The bridge rectifier is widely used to provide full wave rectification and it is possibly the most widely sued circuit for this.
Using four diodes the bridge rectifier the circuit has a distinctive format with the circuit diagram based on a square with one diode on each leg.
Bridge rectifier circuits
A diagram of the basic bridge rectifier circuit has a bridge rectifier block at the centre. This consists of a bridge circuit which includes four diodes. These can be individual diodes, or it is also easy to obtain bridge rectifiers as a single component. Low current bridge rectifiers can be free standing, but higher current versions are often designed for mounting on a heat sink.
The bridge rectifier full wave rectifier has the advantage over the full wave rectifier using a centre tapped transformer that there is no centre tapped transformer requirement and that the both halves of the cycle are used in the winding.
To see how the bridge diode full wave rectifier operates it is useful to see the current flow.
Split supply bridge rectifier circuit
For many circuits like operational amplifiers, split supplies may be needed. It is possible to create a split supply for these and other applications very easily using a full wave bridge rectifier.
The circuit operates effectively and efficiently because both halves of the input waveform are used in each section of the transformer secondary winding.
The dual supply bridge rectifier solution does require the use of a centre tapped transformer, but a second winding would often be required anyway to provide the dual supply.
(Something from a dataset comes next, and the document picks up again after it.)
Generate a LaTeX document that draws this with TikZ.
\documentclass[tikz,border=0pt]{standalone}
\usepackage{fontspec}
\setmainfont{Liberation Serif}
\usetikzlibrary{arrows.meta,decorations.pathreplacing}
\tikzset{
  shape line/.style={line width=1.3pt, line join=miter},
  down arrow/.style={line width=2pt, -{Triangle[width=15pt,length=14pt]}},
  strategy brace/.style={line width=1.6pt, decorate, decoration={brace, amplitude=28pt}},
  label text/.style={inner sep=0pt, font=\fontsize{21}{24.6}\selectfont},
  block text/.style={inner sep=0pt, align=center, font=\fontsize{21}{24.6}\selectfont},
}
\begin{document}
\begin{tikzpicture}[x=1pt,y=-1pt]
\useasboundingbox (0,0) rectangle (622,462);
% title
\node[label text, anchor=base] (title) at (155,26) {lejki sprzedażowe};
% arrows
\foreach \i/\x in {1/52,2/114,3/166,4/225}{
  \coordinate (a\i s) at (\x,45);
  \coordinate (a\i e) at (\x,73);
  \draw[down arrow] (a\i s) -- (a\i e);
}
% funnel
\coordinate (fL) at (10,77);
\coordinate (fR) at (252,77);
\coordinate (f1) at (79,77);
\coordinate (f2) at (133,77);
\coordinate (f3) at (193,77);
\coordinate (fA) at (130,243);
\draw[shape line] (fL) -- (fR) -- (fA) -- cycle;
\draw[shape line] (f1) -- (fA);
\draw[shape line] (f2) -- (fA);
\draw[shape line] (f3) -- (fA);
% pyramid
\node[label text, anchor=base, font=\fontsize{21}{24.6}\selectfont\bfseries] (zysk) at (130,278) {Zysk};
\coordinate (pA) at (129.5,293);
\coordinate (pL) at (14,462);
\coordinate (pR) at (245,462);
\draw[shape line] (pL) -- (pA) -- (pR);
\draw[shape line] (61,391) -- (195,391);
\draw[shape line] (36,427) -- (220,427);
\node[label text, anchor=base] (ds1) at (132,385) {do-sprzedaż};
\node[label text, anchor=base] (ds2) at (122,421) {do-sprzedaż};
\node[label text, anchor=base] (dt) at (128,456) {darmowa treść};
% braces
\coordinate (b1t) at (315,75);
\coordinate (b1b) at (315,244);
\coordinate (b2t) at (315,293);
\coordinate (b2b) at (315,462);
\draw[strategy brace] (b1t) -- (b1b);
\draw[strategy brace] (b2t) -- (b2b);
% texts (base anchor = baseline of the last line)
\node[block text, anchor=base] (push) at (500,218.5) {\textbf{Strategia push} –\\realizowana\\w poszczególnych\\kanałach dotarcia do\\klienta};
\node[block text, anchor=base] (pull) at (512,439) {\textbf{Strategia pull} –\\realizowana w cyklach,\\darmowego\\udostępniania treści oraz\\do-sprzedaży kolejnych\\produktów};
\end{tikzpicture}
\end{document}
The full wave rectifier circuit based around the bridge of diodes performs well and is used in most full wave rectifier applications. It uses both halves of the waveform in the transformer winding and as a result reduces heat losses for a given level of output current when compared to other solutions. Also this solution does not require a centre tapped transformer (except for the dual supply version) and as a result the costs are reduced.